De plus, ainsi que l’atteste le dernier rapport du FMI, des preuves importantes montrent que des changements dans l’économie mondiale augmentent la tendance des investisseurs à accumuler des liquidités plutôt que de mettre ces fonds au travail, augmentant ainsi le risque de ces pièges des liquidités, sauf si la cible de l’inflation est augmentée. Mais le rapport n’ose jamais dire ceci de but en blanc.

Pourquoi est-il donc si difficile de dire l’évidence? Une réponse serait que les gens sérieux aiment prouver leur sérieux en appelant à des choix durs et des sacrifices (pour les autres, bien entendu). Ils détestent qu’on leur donne des réponses qui n’impliquent pas davantage de souffrance.
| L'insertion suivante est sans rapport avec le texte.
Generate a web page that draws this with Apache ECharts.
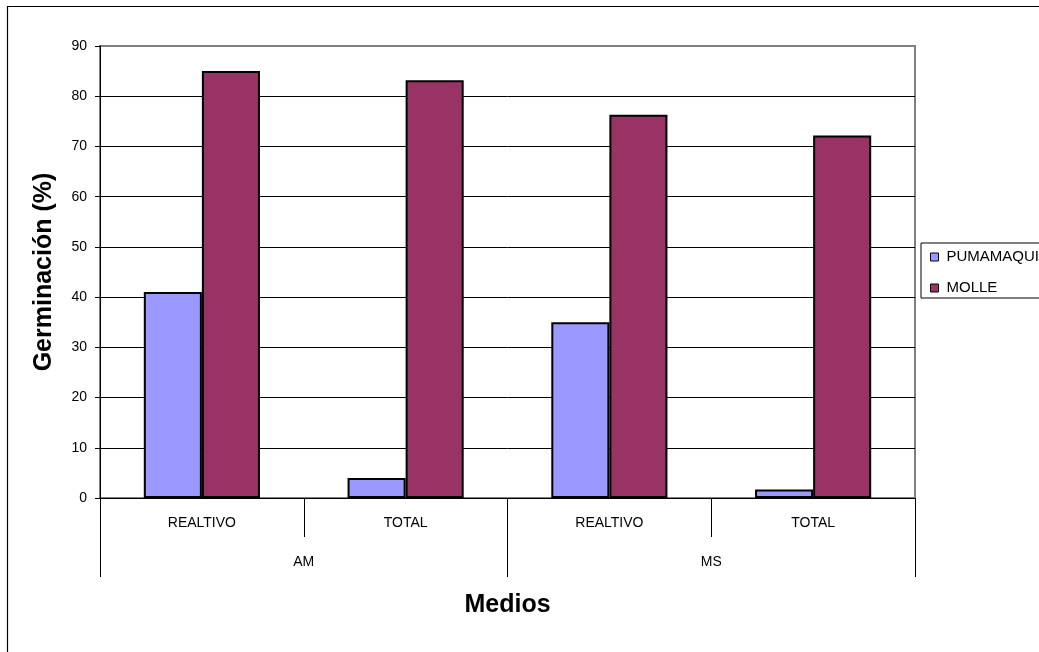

Et derrière cette attitude, l’on suspecte un conflit d’intérêt de classe. Faire ce qu’ont fait les Etats-Unis après la Seconde Guerre Mondiale – utiliser de faibles taux d’intérêt et l’inflation pour éroder le fardeau de la dette – est souvent décrit comme une "répression financière", ce qui ne sonne pas bien. Mais qui ne préfèrerait pas une inflation légère et un petit peu d’érosion des biens, au chômage de masse ? Eh bien on sait qui : les 0,1% qui reçoivent "seulement" 4% des salaires mais qui représentent environ 20% de la richesse totale.

Une inflation un peu plus élevée, disons 4%, serait une bonne chose pour la grande majorité des gens, mais ce serait une mauvaise chose pour la super élite. Et devinez qui a le droit de définir la sagesse populaire.

Ceci dit, je ne crois pas que les intérêts de classe soient tous puissants. De bons arguments et de bonnes décisions politiques prennent parfois le dessus, même si cela doit déranger les 0,1% – sinon nous n’aurions jamais eu la réforme de santé. Mais il nous faut éclaircir ce qui se passe, et nous rendre compte que dans une politique monétaire comme partout ailleurs, ce qui est bon pour les oligarques n’est pas bon pour l’Amérique.